Nessa noite, milhares de huguenotes (protestantes) que tinham chegado à Paris para assistir ao casamento entre um de seus principais defensores, o príncipe Enrique de Navarra (futuro Enrique IV) com a princesa Margarida de Valois, foram massacrados pelos católicos, em um episódio cujas verdadeiras motivações ainda continuam obscuras, de acordo com muitos especialistas.
Luís Alfonso de Bourbon, duque de Anjou, proprietário da cabeça que Stéphane e Charlier consideram como a de Enrique IV, iniciou os trâmites para poder restitui-la à basílica de Saint-Denis, no norte de Paris e que é o panteão dos reis da França.

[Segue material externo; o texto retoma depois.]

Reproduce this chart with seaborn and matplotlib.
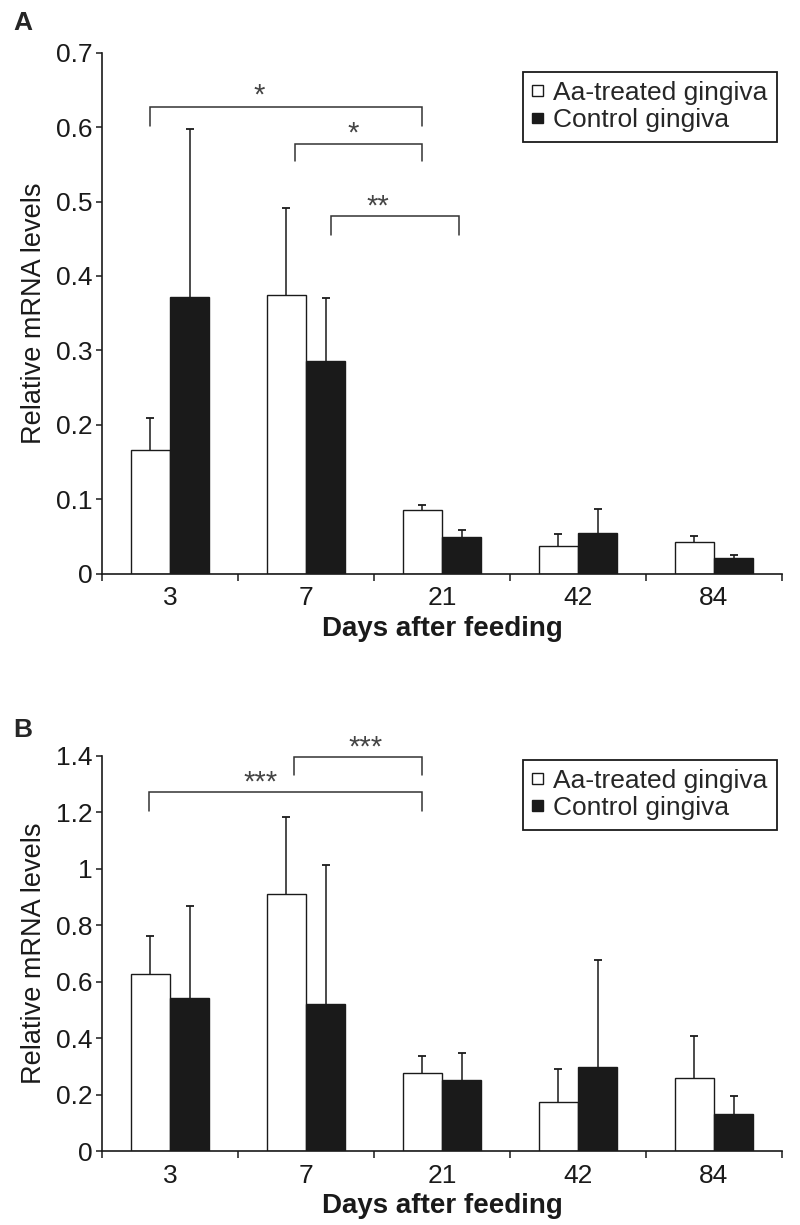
import numpy as np
import pandas as pd
import matplotlib
matplotlib.use("Agg")
import matplotlib.pyplot as plt
from matplotlib.patches import Patch
import seaborn as sns

# ---- data ----
days = ["3", "7", "21", "42", "84"]
groups = ["Aa-treated gingiva", "Control gingiva"]

a_treated = [0.166, 0.374, 0.086, 0.037, 0.042]
a_treated_sd = [0.043, 0.118, 0.006, 0.016, 0.009]
a_control = [0.372, 0.286, 0.049, 0.054, 0.021]
a_control_sd = [0.225, 0.085, 0.009, 0.033, 0.004]

b_treated = [0.626, 0.910, 0.276, 0.174, 0.257]
b_treated_sd = [0.137, 0.273, 0.060, 0.117, 0.151]
b_control = [0.541, 0.522, 0.252, 0.299, 0.132]
b_control_sd = [0.327, 0.491, 0.094, 0.379, 0.064]

a_yticks = [0, 0.1, 0.2, 0.3, 0.4, 0.5, 0.6, 0.7]
a_yticklabels = ["0", "0.1", "0.2", "0.3", "0.4", "0.5", "0.6", "0.7"]
b_yticks = [0, 0.2, 0.4, 0.6, 0.8, 1.0, 1.2, 1.4]
b_yticklabels = ["0", "0.2", "0.4", "0.6", "0.8", "1", "1.2", "1.4"]

# significance brackets: (x start, x end, y, leg bottom, star x, star y, text)
a_brackets = [
    (-0.1435, 1.8565, 0.627, 0.602, 0.654, 0.654, "*"),
    (0.919, 1.8565, 0.578, 0.554, 1.346, 0.603, "*"),
    (1.184, 2.125, 0.480, 0.455, 1.529, 0.505, "**"),
]
b_brackets = [
    (-0.154, 1.853, 1.271, 1.204, 0.662, 1.338, "***"),
    (0.912, 1.853, 1.398, 1.334, 1.441, 1.462, "***"),
]

INK = "#1a1a1a"
FS = 19

sns.set_theme(style="ticks")
plt.rcParams["font.family"] = ["Liberation Sans", "DejaVu Sans"]


def draw_panel(ax, treated, treated_sd, control, control_sd, yticks, yticklabels, brackets):
    df = pd.DataFrame({
        "day": days * 2,
        "group": [groups[0]] * len(days) + [groups[1]] * len(days),
        "value": treated + control,
    })
    sns.barplot(data=df, x="day", y="value", hue="group", order=days, hue_order=groups,
                palette=["white", INK], saturation=1, edgecolor=INK, linewidth=1.0,
                width=0.574, errorbar=None, legend=False, ax=ax)

    # one-sided (upper) error bars with a cap only at the top
    bars = ax.patches[:2 * len(days)]
    xs = np.array([p.get_x() + p.get_width() / 2 for p in bars])
    tops = np.array([p.get_height() for p in bars])
    sds = np.array(treated_sd + control_sd)
    ax.errorbar(xs, tops, yerr=[np.zeros(len(sds)), sds], fmt="none",
                ecolor=INK, elinewidth=1.1, capsize=0, zorder=3)
    ax.plot(xs, tops + sds, ls="none", marker="_", ms=5.5, mew=1.3, color=INK, zorder=3)

    for x0, x1, y, leg, sx, sy, txt in brackets:
        ax.plot([x0, x0, x1, x1], [leg, y, y, leg], color="#333333", lw=1.1,
                solid_joinstyle="miter", clip_on=False)
        ax.annotate(txt, xy=(sx, sy), xytext=(0, -6.5), textcoords="offset points",
                    ha="center", va="center", fontsize=21, color="#444444",
                    annotation_clip=False)

    ax.set_xlim(-0.5, len(days) - 0.5)
    ax.set_ylim(yticks[0], yticks[-1])
    ax.set_yticks(yticks)
    ax.set_yticklabels(yticklabels, fontsize=FS)
    ax.set_xticks(range(len(days)))
    ax.set_xticklabels(days, fontsize=FS)
    ax.set_xticks(np.arange(-0.5, len(days)), minor=True)
    ax.tick_params(axis="x", which="major", length=0, pad=9, colors=INK)
    ax.tick_params(axis="x", which="minor", length=5, width=1.1, direction="out", color=INK)
    ax.tick_params(axis="y", length=4, width=1.1, direction="out", pad=3, colors=INK)

    sns.despine(ax=ax)
    for s in ("left", "bottom"):
        ax.spines[s].set_linewidth(1.2)
        ax.spines[s].set_color(INK)

    ax.set_ylabel("Relative mRNA levels", fontsize=19.5, color=INK, va="center")
    ax.yaxis.set_label_coords(-0.1, 0.5)
    ax.set_xlabel("Days after feeding", fontsize=20, fontweight="bold",
                  color=INK, va="center")

    handles = [Patch(facecolor="white", edgecolor=INK, lw=1.0, label=groups[0]),
               Patch(facecolor=INK, edgecolor=INK, lw=1.0, label=groups[1])]
    return handles


def add_legend(ax, handles, top):
    leg = ax.legend(handles=handles, loc="upper right", bbox_to_anchor=(0.9926, top),
                    borderaxespad=0, fancybox=False, framealpha=1, edgecolor=INK,
                    fontsize=FS, handlelength=0.4, handleheight=0.24, handletextpad=0.4,
                    borderpad=0.35, labelspacing=0.12)
    leg.get_frame().set_linewidth(1.3)


fig = plt.figure(figsize=(8, 12.25), dpi=100)
ax_a = fig.add_axes([0.1275, 0.5318, 0.85, 0.4251])
ax_b = fig.add_axes([0.1275, 0.0604, 0.85, 0.3225])

h = draw_panel(ax_a, a_treated, a_treated_sd, a_control, a_control_sd,
               a_yticks, a_yticklabels, a_brackets)
ax_a.xaxis.set_label_coords(0.5, -55 / 520.8)
add_legend(ax_a, h, 0.963)

h = draw_panel(ax_b, b_treated, b_treated_sd, b_control, b_control_sd,
               b_yticks, b_yticklabels, b_brackets)
ax_b.xaxis.set_label_coords(0.5, -55 / 395)
add_legend(ax_b, h, 0.99)

fig.text(23 / 800, 1 - 23 / 1225, "A", fontsize=19, fontweight="bold", ha="center", va="center")
fig.text(23 / 800, 1 - 730 / 1225, "B", fontsize=19, fontweight="bold", ha="center", va="center")

fig.savefig("out.png", dpi=100)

O nobre, filho do falecido Alfonso de Bourbon, primo irmão do atual rei da Espanha, Juan Carlos I, espera presidir a cerimônia de restituição da cabeça, um ato que pode lhe apresentar perante a opinião pública como o legítimo herdeiro da coroa. Desde 1848, quando foi derrubado Luís Felipe de Orleans e criador da outra dinastia que também reivindica o trono, ninguém ocupou mais o posto de rei da França.
Enrique de Orleans, conde de Paris e atual chefe dessa dinastia, considera que as provas de autenticidade da cabeça do primeiro Bourbon "se aproximam mais de um romance que da verdade científica ou histórica", segundo disse ao jornal "Le Figaro".

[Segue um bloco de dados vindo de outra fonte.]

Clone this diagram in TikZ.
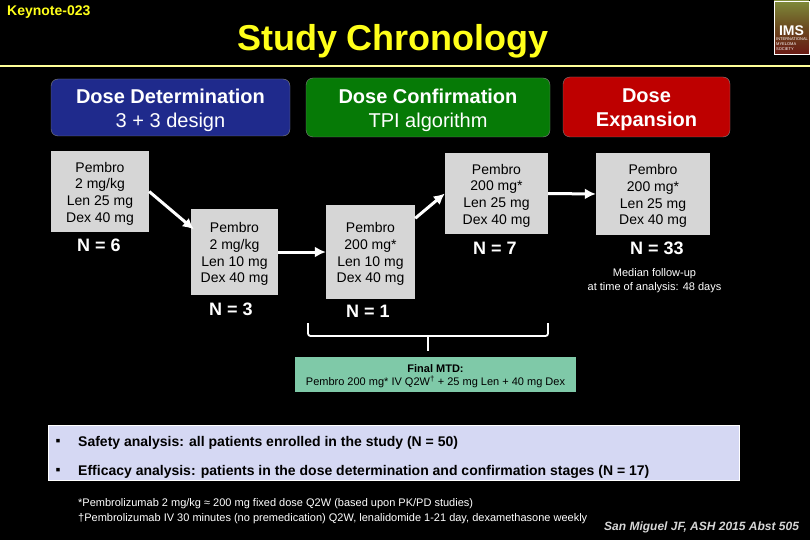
\documentclass[tikz,border=0pt]{standalone}
\usepackage{fontspec}
\setmainfont{Liberation Sans}
\usetikzlibrary{arrows.meta, positioning, calc}
\definecolor{titleyellow}{HTML}{FFFF1A}
\definecolor{rulecol}{HTML}{FFFF99}
\definecolor{doseblue}{HTML}{1F2A8C}
\definecolor{dosegreen}{HTML}{067A06}
\definecolor{dosered}{HTML}{BE0000}
\definecolor{armgray}{HTML}{D6D6D6}
\definecolor{mtdgreen}{HTML}{7FC9A8}
\definecolor{panelblue}{HTML}{D5D8F3}
\definecolor{logotop}{HTML}{7E8A3A}
\definecolor{logomid}{HTML}{6B4A20}
\definecolor{logobot}{HTML}{6A1A14}
\newcommand{\topgap}[1]{\rule{0pt}{#1}}

\begin{document}
\begin{tikzpicture}[
    x=1pt, y=-1pt,
    >={Latex[length=11pt,width=11pt]},
    header/.style={draw=gray, rounded corners=7pt, align=center, text=white, font=\fontsize{20}{24}\selectfont, inner sep=0pt},
    arm/.style={fill=armgray, align=center, text=black, font=\fontsize{14}{16.6}\selectfont, inner sep=0pt},
    count/.style={text=white, font=\bfseries\fontsize{18}{20}\selectfont, inner sep=0pt},
    arrow/.style={->, draw=white, line width=3pt},
    bracket/.style={draw=white, line width=1.8pt, rounded corners=2.5pt}
]
\useasboundingbox[fill=black] (0,0) rectangle (810,540);

% Title
\node[text=titleyellow, font=\bfseries\fontsize{14}{16}\selectfont, inner sep=0pt, anchor=west] (study) at (7,12.5) {Keynote-023};
\node[text=titleyellow, font=\bfseries\fontsize{36}{42}\selectfont, inner sep=0pt, anchor=base] (title) at (393,51) {Study Chronology};
\draw[rulecol, line width=1.6pt] (0,66) -- (810,66);

% Logo
\node[draw=white, top color=logotop, bottom color=logobot, middle color=logomid, line width=0.5pt, minimum width=35pt, minimum height=53pt, inner sep=0pt] (logo) at (791.5,27.5) {};
\node[text=white, font=\bfseries\fontsize{14}{15}\selectfont, inner sep=0pt] (logotext) at (791.5,31) {IMS};
\node[text=white, font=\fontsize{4}{5}\selectfont, inner sep=0pt, align=left, anchor=north west] (logosub) at (776,38) {INTERNATIONAL\\MYELOMA\\SOCIETY};

% Stage headers
\node[header, fill=doseblue, minimum width=239pt, minimum height=57pt] (determination) at (170.5,107.5) {\topgap{20pt}\textbf{Dose Determination}\\3 + 3 design};
\node[header, fill=dosegreen, minimum width=244pt, minimum height=59pt] (confirmation) at (428,107.5) {\topgap{20pt}\textbf{Dose Confirmation}\\TPI algorithm};
\node[header, fill=dosered, minimum width=167pt, minimum height=60pt] (expansion) at (646.5,107) {\topgap{20pt}\textbf{Dose}\\\textbf{Expansion}};

% Dose levels
\node[arm, minimum width=98pt, minimum height=81pt] (level1) at (100,191.5) {\topgap{14.5pt}Pembro\\2 mg/kg\\Len 25 mg\\Dex 40 mg};
\node[arm, minimum width=87pt, minimum height=86pt] (level2) at (234.5,252) {\topgap{14.5pt}Pembro\\2 mg/kg\\Len 10 mg\\Dex 40 mg};
\node[arm, minimum width=89pt, minimum height=94pt] (level3) at (370.5,252) {\topgap{14.5pt}Pembro\\200 mg*\\Len 10 mg\\Dex 40 mg};
\node[arm, minimum width=103pt, minimum height=81pt] (level4) at (496.5,193.5) {\topgap{14.5pt}Pembro\\200 mg*\\Len 25 mg\\Dex 40 mg};
\node[arm, minimum width=114pt, minimum height=82pt] (level5) at (653,194) {\topgap{14.5pt}Pembro\\200 mg*\\Len 25 mg\\Dex 40 mg};

\draw[arrow, shorten >=-4pt] (level1.east) -- (level2.150);
\draw[arrow] (level2.east) -- (level3.west);
\draw[arrow] (level3.37) -- (level4.west);
\draw[arrow] (level4.east) -- (level5.west);

% Patient counts
\node[count] (n1) at (99,245) {N = 6};
\node[count] (n2) at (231,309) {N = 3};
\node[count] (n3) at (368,311) {N = 1};
\node[count] (n4) at (495,248) {N = 7};
\node[count] (n5) at (657,248) {N = 33};
\node[text=white, align=center, inner sep=0pt, font=\fontsize{11}{14}\selectfont] (followup) at (654.5,280.5) {Median follow-up\\at time of analysis: 48 days};

% Final dose
\node[fill=mtdgreen, minimum width=281pt, minimum height=35pt, align=center, inner sep=0pt, text=black, font=\fontsize{11}{13}\selectfont] (mtd) at (435.5,374.5) {\topgap{11pt}\textbf{Final MTD:}\\Pembro 200 mg* IV Q2W\textsuperscript{†} + 25 mg Len + 40 mg Dex};
\coordinate (brackettl) at (308,323);
\coordinate (brackettr) at (548,323);
\coordinate (bracketmid) at (428,336);
\draw[bracket] (brackettl) |- (bracketmid) -| (brackettr);
\draw[draw=white, line width=1.8pt, shorten >=6pt] (bracketmid) -- (bracketmid |- mtd.north);

% Analysis sets
\node[draw=white, fill=panelblue, minimum width=691pt, minimum height=55pt, inner sep=0pt] (panel) at (393.5,452.5) {};
\node[text=black, inner sep=0pt, anchor=center, font=\bfseries\fontsize{14}{15}\selectfont] (bullet1) at (58,442) {▪};
\node[text=black, inner sep=0pt, anchor=center, font=\bfseries\fontsize{14}{15}\selectfont] (bullet2) at (58,471) {▪};
\node[text=black, inner sep=0pt, anchor=west, font=\bfseries\fontsize{14}{16}\selectfont] (safety) at (78,443) {Safety analysis: all patients enrolled in the study (N = 50)};
\node[text=black, inner sep=0pt, anchor=west, font=\bfseries\fontsize{14}{16}\selectfont] (efficacy) at (78,472) {Efficacy analysis: patients in the dose determination and confirmation stages (N = 17)};

% Footnotes
\node[text=white, inner sep=0pt, anchor=west, font=\fontsize{11}{13}\selectfont] (note1) at (78,504) {*Pembrolizumab 2 mg/kg ≈ 200 mg fixed dose Q2W (based upon PK/PD studies)};
\node[text=white, inner sep=0pt, anchor=west, font=\fontsize{11}{13}\selectfont] (note2) at (78,519) {†Pembrolizumab IV 30 minutes (no premedication) Q2W, lenalidomide 1-21 day, dexamethasone weekly};
\node[text=armgray, inner sep=0pt, anchor=west, font=\bfseries\itshape\fontsize{12}{14}\selectfont] (source) at (604,527) {San Miguel JF, ASH 2015 Abst 505};

\end{tikzpicture}
\end{document}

O certo é que a cabeça tem uma história bastante novelesca.
Assassinado em 1610, Enrique IV foi enterrado na basílica parisiense de Saint-Denis, onde seu corpo permaneceu até 1793, quando o mausoléu real foi profanado, em pleno "terror" revolucionário, e muitos dos cadáveres foram decapitados e enterrados em uma vala comum.
Em 1817, com a restauração monárquica, Luís XVIII ordenou a exumação e reintegração dos restos reais ao mausoléu, mas a cabeça de Enrique IV não apareceu.

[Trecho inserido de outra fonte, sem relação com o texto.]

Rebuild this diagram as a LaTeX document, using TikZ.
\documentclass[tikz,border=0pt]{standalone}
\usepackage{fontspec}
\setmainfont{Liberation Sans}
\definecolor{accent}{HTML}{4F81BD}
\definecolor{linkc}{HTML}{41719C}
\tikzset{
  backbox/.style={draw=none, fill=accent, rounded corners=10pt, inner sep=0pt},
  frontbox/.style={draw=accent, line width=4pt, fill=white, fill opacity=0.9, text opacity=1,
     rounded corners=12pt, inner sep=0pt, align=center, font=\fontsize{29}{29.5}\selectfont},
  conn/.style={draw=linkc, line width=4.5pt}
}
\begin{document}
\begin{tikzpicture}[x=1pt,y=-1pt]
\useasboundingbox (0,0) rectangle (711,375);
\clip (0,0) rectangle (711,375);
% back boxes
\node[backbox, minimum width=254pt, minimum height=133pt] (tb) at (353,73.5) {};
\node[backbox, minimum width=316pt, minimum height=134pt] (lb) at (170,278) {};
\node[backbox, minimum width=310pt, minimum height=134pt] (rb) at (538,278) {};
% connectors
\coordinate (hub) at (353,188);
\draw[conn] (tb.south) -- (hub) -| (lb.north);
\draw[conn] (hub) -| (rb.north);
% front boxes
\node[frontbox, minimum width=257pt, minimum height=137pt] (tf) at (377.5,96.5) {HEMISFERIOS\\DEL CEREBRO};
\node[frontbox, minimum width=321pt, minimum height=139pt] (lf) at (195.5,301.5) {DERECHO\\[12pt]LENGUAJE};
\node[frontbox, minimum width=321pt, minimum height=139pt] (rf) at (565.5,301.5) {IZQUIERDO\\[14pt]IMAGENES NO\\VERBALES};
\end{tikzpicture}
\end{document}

A pista da relíquia se perdeu até que em 1919 o antiquário Joseph Émile Bourdais acreditou tê-la encontrado entre os móveis e utensílios de uma pintora de Montmatre, onde a comprou por três francos.
Obstinado, o antiquário passou a vida inteira tentando provar a autenticidade de seu achado. Sem sucesso.
Já com idade avançada, Bourdais tentou ceder a cabeça ao Museu do Louvre. O museu a rejeitou e, por isso, o antiquário a cedeu aos Bellanger, um casal apaixonado pela história, que se comprometeu em comprovar a sua autenticidade.
Durante anos percorreram arquivos e bibliotecas em busca de pistas que mostrassem que a cabeça era do primeiro Bourbon da França.
Até que os avanços tecnológicos permitiram a análise de DNA e uma reconstrução facial através da computação gráfica, permitindo aos pesquisadores afirmar "com 100% de certeza que se trata da cabeça de Enrique IV", segundo disse Stéphane Gabet à Agência Efe.
Com esses novos fatos, os legitimistas pediram às autoridades francesas que Luís Alfonso possa presidir a reintegração dos restos ao mausoléu real.
Os orleanistas temem a realização da cerimônia e que se repita o sucedido em 2004, quando Luís Alfonso liderou os atos de restituição em Saint-Denis do coração do Delfim Luís Carlos de Bourbon, que para os legitimistas é Luís XVII, o filho de Luís XVI, falecido em 1795, aos 10 anos de idade, na prisão do Temple de Paris sem ter chegado ao reinado.
O conde de Paris se apoia, sobretudo, nos estudos do historiador Philippe Delorme, que foi taxativo ao dizer à Efe que "não se pode afirmar que a cabeça achada seja a de Enrique IV".
As provas de DNA não são conclusivas e a reconstrução facial "é pouco científica" para este especialista, cujos trabalhos permitiram identificar o coração de Luís XVII.
A batalha entre dinastias se torna uma controvérsia entre cientistas em torno de uma cabeça que, por enquanto, os Bourbon guardam em um cofre bancário.
Uma disputa sobre um monarca que marcou a história por assinar o Edito de Nantes - no dia 13 de abril de 1598 - que selava uma frágil reconciliação entre católicos e huguenotes, encerrando anos de guerras internas na França.